I was reading about python's random module in standard library. It amazes me that when I set the seed and produce a few random numbers:
random.seed(1)
for i in range(5):
print random.random()
The numbers produced are exactly the same as the sample in the article. I think it's safe to say the algorithm is deterministic when the seed is set.
And when the seed is not set, the standard library seeds with time.time()
.
Now suppose an online service use random.random()
to generate a captcha code, can a hacker use the same random generator to reproduce the captcha easily?
Am I worrying too much, or is this a real vulnerability?
The random number or data generated by Python's random module is not truly random; it is pseudo-random(it is PRNG), i.e., deterministic. The random module uses the seed value as a base to generate a random number.
For "secure" random numbers, Python doesn't actually generate them: it gets them from the operating system, which has a special driver that gathers entropy from various real-world sources, such as variations in timing between keystrokes and disk seeks.
Python, like any other programming technique, uses a pseudo-random generator. Python's random generation is based upon Mersenne Twister algorithm that produces 53-bit precision floats.
Most random data generated with Python is not fully random in the scientific sense of the word. Rather, it is pseudorandom: generated with a pseudorandom number generator (PRNG), which is essentially any algorithm for generating seemingly random but still reproducible data.
It shouldn't surprise you that the sequence is deterministic after seeding. That's the whole point of seeding. random.random
is known as a PRNG, a pseudo- random number generator. This is not unique to Python, every language's simple random source is deterministic in this way.

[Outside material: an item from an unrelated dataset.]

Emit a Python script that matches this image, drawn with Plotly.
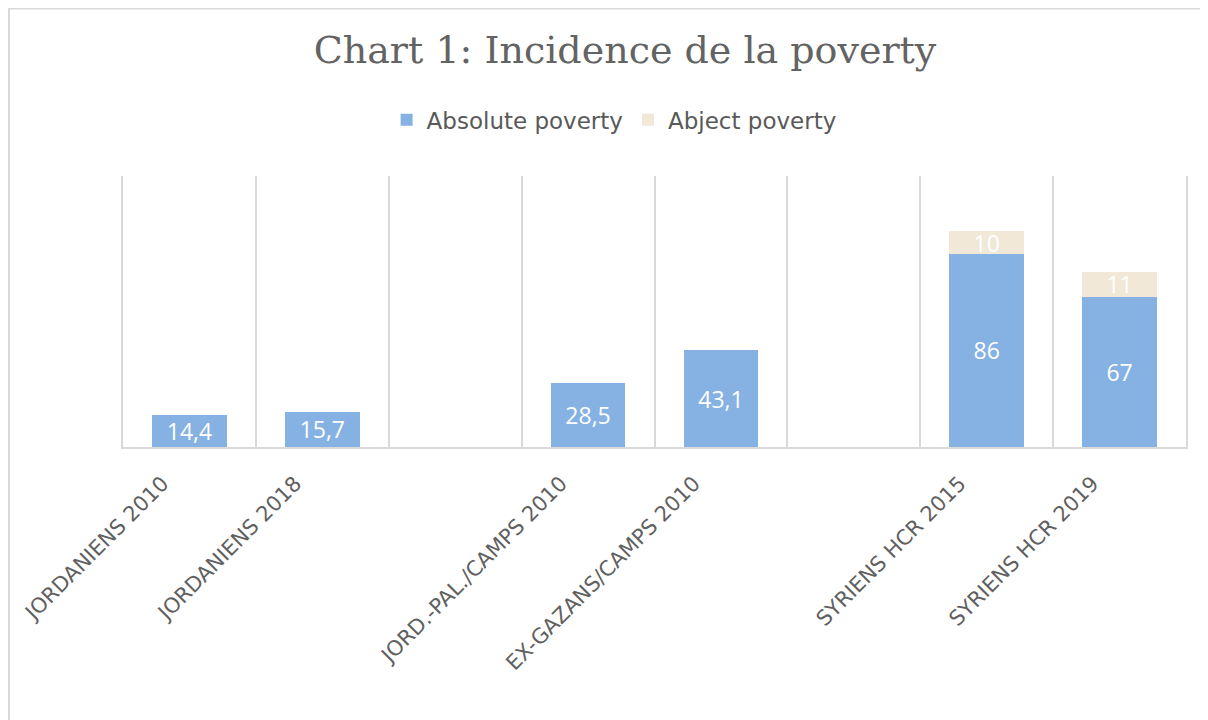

And yes, people who are genuinely concerned about security will worry that an attacker could reproduce the sequence. That's why other sources of randomness are available, like os.urandom
, but they are more expensive.
But the problem is not as bad as you say: for a web request, typically a process handles more than one request, so the module is initialized at some unknown point in the past, not when the web request was received.